Hi everyone,
I did the alignment of RNA seq reads to a number of reference genomes at once, which include the human genome and some bacterial genomes, and now I have one SAM file of all the mapped reads. What I need to do next is to count the number of reads that mapped to only bacterial genomes (regardless of them being multimapped reads or unique mapped reads) and discard all the reads that mapped to both bacterial genomes and human genome. I am not sure if there's any tool or any other ways of alignment to do it, but what I have right now is a bash script that takes a long time because my SAM file is ~ 66gb.

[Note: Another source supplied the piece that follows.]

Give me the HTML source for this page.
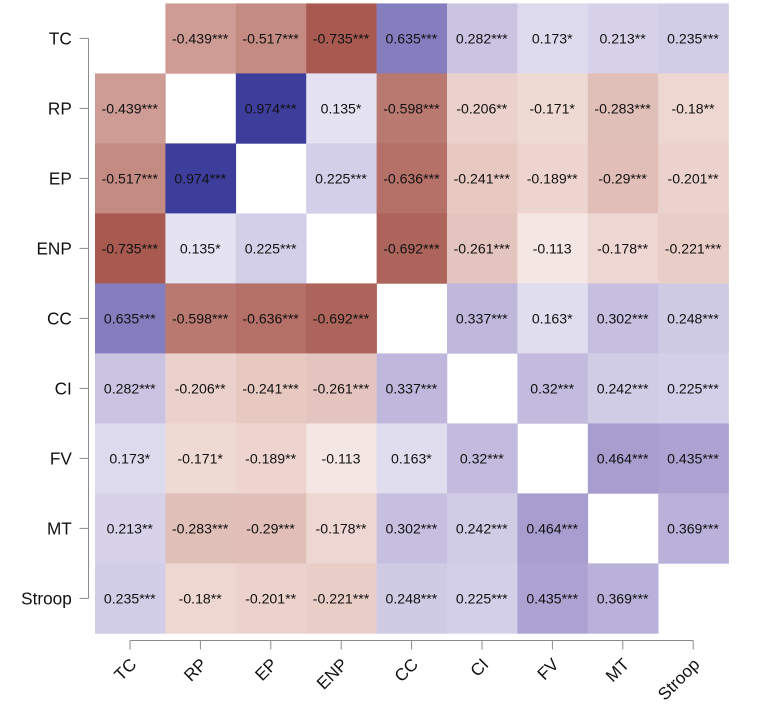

What I did was to extract QNAME(column 1) and SEQ(column 10) that contain "chr" (for human genomes) and lines that contain "NC_" (for bacterial genomes) into separate files:
- QnameSeqMappedToHg19.txt
- Bacteria_mapped.sam
cat QnameSeqMappedToHg19.txt|while read Qname Seq
do
cat Bacteria_mapped.sam|while read ID Flag RName Pos MapQ Cigar MRNM MPos ISize SeqB Qual Tags
do
if [ "${ID}" == "${Qname}" ]
then
if [ "${SeqB}" == "${Seq}" ]
then
sed -i '/${SeqV}/d' Bacteria_mapped.sam
fi
fi
done
done
I have to include sequence and qnames because the reads are paired-end, so I might have two same qnames but different sequences that mapped to the genomes. I am trying to remove all the lines in my bacteria sam files that contain the same qnames and sequence mapped to the human genome. Is there any other way that I can do it?
Thank you,
JenniferT
I will try that out, thank you so much!